On Persistently Resetting Learning Integrators: A Framework For Model-Free Feedback Optimization
Mahmoud Abdelgalil, Jorge I. Poveda
TL;DR
The paper introduces persistently resetting learning integrators (PRLI) as a novel model-free, zeroth-order gradient oracle for real-time feedback optimization in dynamical systems. By formulating the optimization-and-plant interconnection as a hybrid dynamical system (HDS) and leveraging unbiased persistently exciting signals, PRLIs deliver global, real-time gradient estimates with controllably small perturbations, enabling robust coupling with discrete-time optimization algorithms. The authors establish uniform global asymptotic stability (UGAS) for static cost functions and extend the results to dynamic costs via a singular-perturbation timescale separation, proving semi-global practical stability (SGPAS) as the plant fast dynamics decouple. Numerical simulations validate the framework, demonstrating convergence of gradient descent, heavy-ball, and projected gradient descent under various PRLI-based configurations and showing effective interconnection with dynamic plants. Overall, the work bridges continuous-time physical dynamics with discrete-time optimization, offering a modular, globally stabilizing approach to model-free feedback optimization.
Abstract
We study a novel class of algorithms for solving model-free feedback optimization problems in dynamical systems.

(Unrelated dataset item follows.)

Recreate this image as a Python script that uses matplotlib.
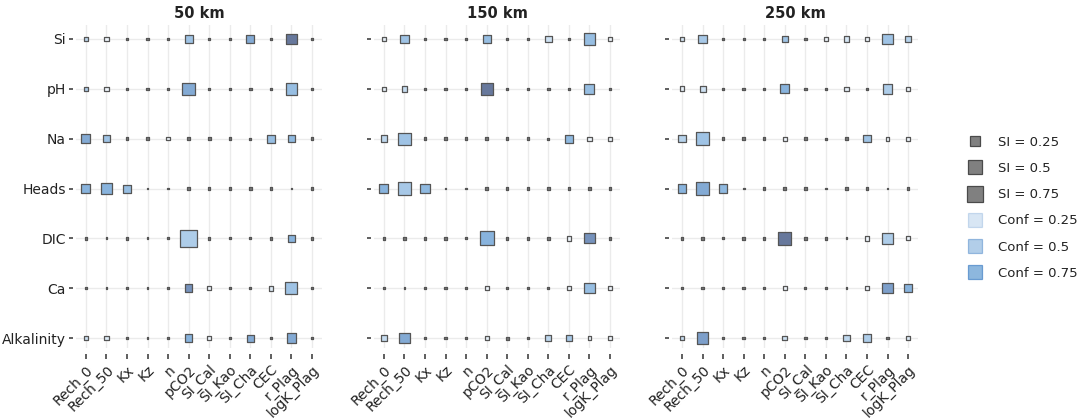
import matplotlib as mpl
mpl.use("Agg")
import matplotlib.pyplot as plt
import numpy as np
from matplotlib.colors import LinearSegmentedColormap
from matplotlib.lines import Line2D

mpl.rcParams.update({
    "font.family": "DejaVu Sans",
    "font.size": 9.5,
    "text.color": "#222222",
    "xtick.color": "#222222",
    "ytick.color": "#222222",
})

ROWS = ["Si", "pH", "Na", "Heads", "DIC", "Ca", "Alkalinity"]
COLS = ["Rech_0", "Rech_50", "Kx", "Kz", "n", "pCO2", "SI_Cal", "SI_Kao",
        "SI_Cha", "CEC", "r_Plag", "logK_Plag"]
DISTANCES = ["50 km", "150 km", "250 km"]

# sensitivity index (marker area) and confidence (fill)
d, t, b = 0.015, 0.008, 0.025   # near-zero dots

si_50 = [
    [0.06, 0.05, d, d, d, 0.17, d, t, 0.18, d, 0.30, d],
    [0.05, 0.05, d, d, d, 0.42, d, t, d, d, 0.36, d],
    [0.22, 0.12, d, d, 0.03, b, b, d, t, 0.17, 0.12, d],
    [0.22, 0.36, 0.17, t, t, b, d, d, d, d, t, d],
    [d, t, d, t, t, 0.75, d, t, t, d, 0.11, d],
    [d, t, d, t, t, 0.15, 0.04, t, t, 0.06, 0.38, d],
    [0.05, 0.05, d, t, t, 0.15, 0.04, t, 0.13, d, 0.25, d],
]
conf_50 = [
    [0.40, 0.10, 0, 0, 0, 0.60, 0, 0, 0.80, 0, 1.00, 0],
    [0.50, 0.10, 0, 0, 0, 0.80, 0, 0, 0, 0, 0.65, 0],
    [0.80, 0.60, 0, 0, 0.10, 0, 0, 0, 0, 0.65, 0.70, 0],
    [0.75, 0.75, 0.65, 0, 0, 0, 0, 0, 0, 0, 0, 0],
    [0, 0, 0, 0, 0, 0.50, 0, 0, 0, 0, 0.75, 0],
    [0, 0, 0, 0, 0, 0.90, 0.10, 0, 0, 0.20, 0.60, 0],
    [0.30, 0.20, 0, 0, 0, 0.75, 0.10, 0, 0.80, 0, 0.80, 0],
]

si_150 = [
    [0.05, 0.19, d, d, t, 0.16, d, d, 0.11, d, 0.34, 0.05],
    [0.05, 0.09, t, d, d, 0.40, d, d, d, d, 0.27, d],
    [0.11, 0.40, d, d, d, b, d, d, t, 0.17, 0.05, 0.04],
    [0.22, 0.49, 0.22, t, t, b, d, d, d, d, d, d],
    [d, b, d, d, t, 0.54, d, d, d, 0.05, 0.28, d],
    [t, t, d, d, t, 0.05, d, d, t, 0.04, 0.28, 0.05],
    [0.09, 0.28, d, d, d, 0.05, b, d, 0.09, 0.10, 0.03, 0.05],
]
conf_150 = [
    [0.15, 0.60, 0, 0, 0, 0.65, 0, 0, 0.30, 0, 0.65, 0.10],
    [0.15, 0.35, 0, 0, 0, 1.00, 0, 0, 0, 0, 0.65, 0],
    [0.40, 0.60, 0, 0, 0, 0, 0, 0, 0, 0.70, 0.10, 0.10],
    [0.75, 0.55, 0.70, 0, 0, 0, 0, 0, 0, 0, 0, 0],
    [0, 0, 0, 0, 0, 0.75, 0, 0, 0, 0.10, 0.90, 0],
    [0, 0, 0, 0, 0, 0.10, 0, 0, 0, 0.10, 0.65, 0.10],
    [0.35, 0.80, 0, 0, 0, 0.15, 0, 0, 0.40, 0.55, 0.10, 0.10],
]

si_250 = [
    [0.06, 0.20, d, t, t, 0.10, d, 0.04, 0.08, 0.04, 0.28, 0.11],
    [0.06, 0.10, t, d, d, 0.22, d, d, 0.05, d, 0.25, 0.04],
    [0.14, 0.47, d, d, d, 0.04, d, t, d, 0.15, 0.04, 0.04],
    [0.20, 0.40, 0.20, t, d, b, d, t, d, d, t, d],
    [d, d, t, d, d, 0.47, d, d, t, 0.05, 0.34, 0.04],
    [t, d, d, d, t, 0.05, t, d, t, 0.05, 0.27, 0.16],
    [0.06, 0.36, d, d, t, 0.06, d, t, 0.10, 0.14, d, 0.06],
]
conf_250 = [
    [0.25, 0.55, 0, 0, 0, 0.60, 0, 0.10, 0.25, 0.10, 0.60, 0.45],
    [0.15, 0.30, 0, 0, 0, 0.75, 0, 0, 0.15, 0, 0.50, 0.10],
    [0.45, 0.60, 0, 0, 0, 0.10, 0, 0, 0, 0.60, 0.10, 0.10],
    [0.75, 0.80, 0.70, 0, 0, 0, 0, 0, 0, 0, 0, 0],
    [0, 0, 0, 0, 0, 1.00, 0, 0, 0, 0.10, 0.50, 0.10],
    [0, 0, 0, 0, 0, 0.10, 0, 0, 0, 0.10, 0.85, 0.75],
    [0.35, 0.85, 0, 0, 0, 0.30, 0, 0, 0.40, 0.50, 0, 0.20],
]

SI_PANELS = [si_50, si_150, si_250]
CONF_PANELS = [conf_50, conf_150, conf_250]

LEG_SI = [0.25, 0.5, 0.75]
LEG_CONF = [0.25, 0.5, 0.75]

SIZE_SCALE = 195  # marker area (pt^2) per unit SI
BLUE = "#679fd4"
conf_cmap = LinearSegmentedColormap.from_list(
    "conf", [(0.0, "#ffffff"), (0.25, "#d6e6f4"), (0.5, "#aecde9"),
             (0.75, "#88b4de"), (0.87, "#7b9bc6"), (1.0, "#67789c")])

fig = plt.figure(figsize=(10.84, 4.2), dpi=100)
lefts = [0.0698, 0.3447, 0.6197]
xx, yy = np.meshgrid(np.arange(len(COLS)), np.arange(len(ROWS)))

for k, (dist, si, conf) in enumerate(zip(DISTANCES, SI_PANELS, CONF_PANELS)):
    ax = fig.add_axes([lefts[k], 0.1714, 0.2275, 0.769])
    # spine positions first: moving them resets the tick labels
    for side in ["top", "right"]:
        ax.spines[side].set_visible(False)
    ax.spines["bottom"].set_position(("outward", 4))
    ax.spines["left"].set_position(("outward", 2))
    ax.spines["bottom"].set_visible(False)
    ax.spines["left"].set_visible(False)

    si = np.array(si).ravel(); conf = np.array(conf).ravel()
    fc = conf_cmap(conf)
    fc[si < 0.03] = mpl.colors.to_rgba("#7a7a7a")   # near-zero -> grey dot
    ax.scatter(xx.ravel(), yy.ravel(), s=SIZE_SCALE * si, marker="s",
               facecolors=fc, edgecolors="#555555", linewidths=0.9, zorder=3)
    ax.set_xlim(-0.5, len(COLS) - 0.5)
    ax.set_ylim(len(ROWS) - 1 + 0.2, -0.28)
    ax.set_xticks(range(len(COLS)))
    ax.set_xticklabels(COLS, rotation=45, ha="right", rotation_mode="anchor",
                       fontsize=10)
    ax.set_yticks(range(len(ROWS)))
    ax.set_yticklabels(ROWS if k == 0 else [], fontsize=10)
    ax.grid(True, color="#ebebeb", linewidth=1.0, zorder=0)
    ax.set_axisbelow(True)
    ax.tick_params(axis="x", length=3.5, width=1.1, pad=3, color="#333333")
    ax.tick_params(axis="y", length=3, width=1.1, pad=2, color="#333333")
    ax.set_title(dist, fontsize=10.5, fontweight="bold", pad=5)

handles, labels = [], []
for v in LEG_SI:
    handles.append(Line2D([], [], marker="s", linestyle="none",
                          markersize=np.sqrt(SIZE_SCALE * v),
                          markerfacecolor="#808080", markeredgecolor="#4a4a4a",
                          markeredgewidth=0.9))
    labels.append(f"SI = {v:g}")
for v in LEG_CONF:
    handles.append(Line2D([], [], marker="s", linestyle="none",
                          markersize=np.sqrt(SIZE_SCALE * 0.5),
                          markerfacecolor=mpl.colors.to_rgba(BLUE, v),
                          markeredgecolor=mpl.colors.to_rgba("#4a86c8", v),
                          markeredgewidth=0.9))
    labels.append(f"Conf = {v:g}")
fig.legend(handles, labels, loc="center left", bbox_to_anchor=(0.876, 0.505),
           frameon=False, fontsize=9.5, labelspacing=1.0, handletextpad=0.8)

fig.savefig("out.png", dpi=100, facecolor="white")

The key novelty is the introduction of \emph{persistent resetting learning integrators} (PRLI), which are integrators that are reset at the same frequency at which the plant is dithered using exploratory signals for model-free optimization. It is shown that PRLIs can serve as core mechanisms for real-time gradient estimation in online feedback-optimization tasks where only cost function measurements are available. In particular, unlike existing approaches based on approximation theory, such as averaging or finite-differences, PRLIs can produce global real-time gradient estimates of cost functions, with uniformly bounded perturbations of arbitrarily small magnitude. In this sense, PRLIs function as robust \emph{hybrid} "Oracles" suitable for interconnection with discrete-time optimization algorithms that optimize the performance of continuous-time dynamical plants in closed-loop operation. Compared to existing methods, PRLIs yield \emph{global} stability properties for a broad class of cost functions, surpassing the local or semi-global guarantees offered by traditional approaches based on perturbation and approximation theory. The proposed framework naturally bridges physical systems, modeled as continuous-time plants where continuous exploration is essential, with digital algorithms, represented as discrete-time optimization methods. The main results are illustrated using different numerical examples.